# Venting/I need advice



## st1tch (Oct 28, 2009)

This is more of a venting of anxiety then anything, but advice or encouragement is ALWAYS appreciated.

I live in a fairly small town in Onterrible. I'm 16 turning 17 in March, and all of my friends are leaving next year. So I'm moving to Halifax to get my grade 12. I'm leaving next summer. The plan is to hop down to Montreal and from there to Halifax. I've got some friends in Halifax working and have their own place, but I'm not sure if I could move in with them. My main fear is living there for the summer, but not being able to find a place to stay and a job. And if I do get a place and a job, doing school on top of it is going to be a bitch, but I still am going to. Has anyone here done something like this? Or has anyone lived in Halifax for longer then 2 months and have any advice? Or better yet, does anyone live in Halifax NOW and have any advice/might need a room mate next year?

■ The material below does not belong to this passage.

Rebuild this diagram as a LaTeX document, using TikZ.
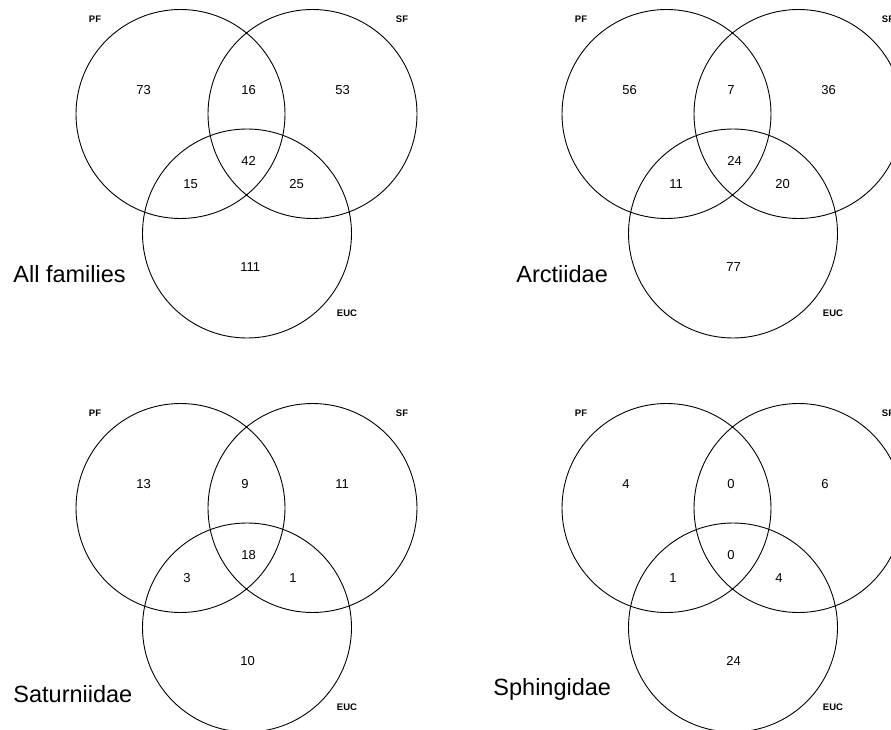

I'm just trying to figure all of this shit out and it's stressing me the fuck out.


----------



## st1tch (Oct 28, 2009)

Thanks a lot, that's the kind of thing I want to hear.


----------



## veraladd (Oct 28, 2009)

yea try to get your shit so that u can own the world and travel when u want to if thats not an option than do whatever u feel like. you are young thats gonna be a plus


----------